Ne consegue che l’adempimento della “regola procedurale” non ha effetti totalmente scriminanti – ben potendo l’amministratore proceduralmente diligente compiere poi scelte del tutto arbitrarie – e, per converso, il suo inadempimento non essendo di per sé foriero di responsabilità, quando, pur disinformato, l’amministratore non abbia compiuto una scelta gestoria irrazionale o arbitraria.

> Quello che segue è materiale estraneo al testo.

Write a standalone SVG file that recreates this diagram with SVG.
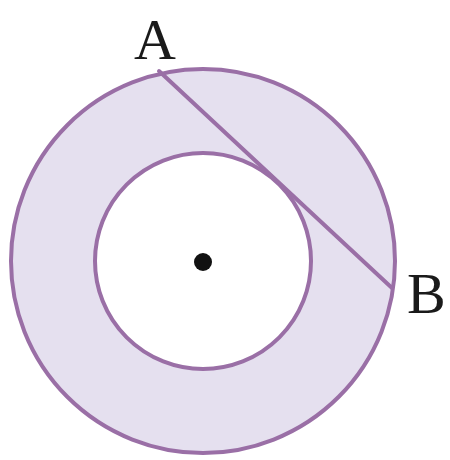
<svg xmlns="http://www.w3.org/2000/svg" width="450" height="460" viewBox="0 0 450 460">
<style>
.ring{stroke:#9a6fa6;stroke-width:4}
.lbl{font-family:"Liberation Serif","Times New Roman",serif;font-size:58px;fill:#1a1a1a}
</style>
<rect width="450" height="460" fill="#ffffff"/>
<g id="outer"><circle class="ring" cx="203" cy="261" r="192" fill="#e5e0ef"/></g>
<g id="inner"><circle class="ring" cx="203" cy="261" r="108" fill="#ffffff"/></g>
<g id="connectors"><line class="ring" x1="159" y1="71" x2="392" y2="288" stroke-linecap="round"/></g>
<g id="center"><circle cx="203" cy="262" r="9" fill="#111"/></g>
<g id="labelA"><text class="lbl" x="155" y="59" text-anchor="middle">A</text></g>
<g id="labelB"><text class="lbl" x="407" y="313">B</text></g>
</svg>
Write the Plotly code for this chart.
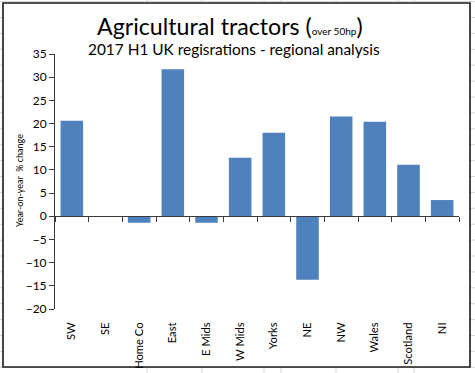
import plotly.graph_objects as go

regions = ["SW", "SE", "Home Co", "East", "E Mids", "W Mids", "Yorks", "NE",
           "NW", "Wales", "Scotland", "NI"]
yoy_change = [20.6, 0.0, -1.4, 31.7, -1.4, 12.6, 18.0, -13.7, 21.5, 20.4, 11.1, 3.5]
y_ticks = [-20, -15, -10, -5, 0, 5, 10, 15, 20, 25, 30, 35]

FONT = "Lato"
FIG_W, FIG_H = 475, 373
L, R, T, B = 55, 459, 54, 309
PW, PH = R - L, B - T


def px(x):
    return (x - L) / PW


def py(y):
    return (B - y) / PH


fig = go.Figure()
fig.add_trace(go.Bar(
    x=regions, y=yoy_change,
    marker=dict(color="#4F81BD", line=dict(width=0)),
    showlegend=False,
))
# helper trace for the category axis line drawn at y = 0
fig.add_trace(go.Scatter(
    x=regions, y=[0] * len(regions), xaxis="x2", yaxis="y",
    mode="markers", marker=dict(size=1, opacity=0), hoverinfo="skip",
    showlegend=False,
))

shapes = []
grid_col = "#d4d4d4"
# spreadsheet cell grid behind the chart object
cols = [147, 202, 264, 281, 336, 398, 414]
for c in cols:
    shapes.append(dict(type="line", xref="paper", yref="paper", layer="below",
                       x0=px(c), x1=px(c), y0=py(0), y1=py(FIG_H),
                       line=dict(color=grid_col, width=1)))
r = 208.3 - 15.9 * 13
while r < FIG_H:
    shapes.append(dict(type="line", xref="paper", yref="paper", layer="below",
                       x0=px(0), x1=px(FIG_W), y0=py(r), y1=py(r),
                       line=dict(color=grid_col, width=1)))
    r += 15.9
# chart area (white with dark border)
shapes.append(dict(type="rect", xref="paper", yref="paper", layer="below",
                   x0=px(3), x1=px(470), y0=py(367), y1=py(3),
                   fillcolor="white", line=dict(color="#1a1a1a", width=1.6)))

zero_pos = (0 - (-20)) / (35 - (-20))

fig.update_layout(
    template="none",
    width=FIG_W, height=FIG_H,
    margin=dict(l=L, r=FIG_W - R, t=T, b=FIG_H - B, autoexpand=False),
    paper_bgcolor="white", plot_bgcolor="rgba(0,0,0,0)",
    font=dict(family=FONT, color="#000000"),
    bargap=0.33,
    shapes=shapes,
    xaxis=dict(
        type="category", categoryorder="array", categoryarray=regions,
        range=[-0.5, len(regions) - 0.5], automargin=False,
        showline=False, showgrid=False, zeroline=False,
        ticks="outside", ticklen=8, tickcolor="rgba(0,0,0,0)",
        tickangle=-90, tickfont=dict(size=11.2, family=FONT),
    ),
    xaxis2=dict(
        type="category", categoryorder="array", categoryarray=regions,
        range=[-0.5, len(regions) - 0.5], automargin=False,
        overlaying="x", anchor="free", position=zero_pos,
        showline=True, linecolor="#3a3a3a", linewidth=1,
        ticks="outside", tickson="boundaries", ticklen=5, tickcolor="#3a3a3a",
        showticklabels=False, showgrid=False, zeroline=False,
    ),
    yaxis=dict(
        range=[-20, 35], tickvals=y_ticks, automargin=False,
        showline=True, linecolor="#3a3a3a", linewidth=1,
        ticks="outside", ticklen=5, tickcolor="#3a3a3a",
        showgrid=False, zeroline=False,
        tickfont=dict(size=12, family=FONT),
    ),
    annotations=[
        dict(text="Agricultural tractors (<span style='font-size:10px'>over 50hp</span>)",
             xref="paper", yref="paper", x=px(230), y=py(26),
             xanchor="center", yanchor="middle", showarrow=False,
             font=dict(size=23.2, family=FONT)),
        dict(text="2017 H1 UK regisrations - regional analysis",
             xref="paper", yref="paper", x=px(234), y=py(49),
             xanchor="center", yanchor="middle", showarrow=False,
             font=dict(size=15.4, family=FONT)),
        dict(text="Year-on-year  % change",
             xref="paper", yref="paper", x=px(19), y=py(181),
             xanchor="center", yanchor="middle", textangle=-90, showarrow=False,
             font=dict(size=9, family=FONT)),
    ],
)

fig.write_html(
    "out.html",
    config={"displayModeBar": False},
    post_script="document.body.style.margin='0';document.body.style.overflow='hidden';",
)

Il rapporto tra regola sostanziale e regola procedurale può dunque combinarsi, in relazione alla natura contrattuale della responsabilità degli amministratori, in questo modo: (i) l’onere di provare la correttezza procedurale incombe sugli amministratori chiamati in responsabilità, pur trattandosi di un “onere temperato” in relazione all’onere di allegazione specifica che grava sull’attore; l’adempimento della regola procedurale comporta una presunzione iuris tantum di correttezza sostanziale della decisione assunta dagli amministratori; tuttavia, non è consentito, a livello interpretativo, di parlare di presunzione iuris et de iure, dunque invalicabile, sia perché in fase decisionale  in fase esecutiva ben possono scaturire decisioni ed esecuzioni assolutamente irrazionali o arbitratrie, sia perchè si costruirebbe, in via interpretativa, un inesistente limite positivo alla responsabilità degli amministratori ex art. 2392 c.c.; (ii) se invece quella prova è stata raggiunta ma l’attore (la società che agisce in responsabilità) intende provare comunque l’irrazionalità o arbitrarietà della scelta, l’onere di allegazione e prova incomberanno integralmente su di lui; (iii) se manca l’allegazione o la prova della correttezza procedurale, la prova della non irrazionalità dell’operazione dovrà essere data dall’amministratore convenuto.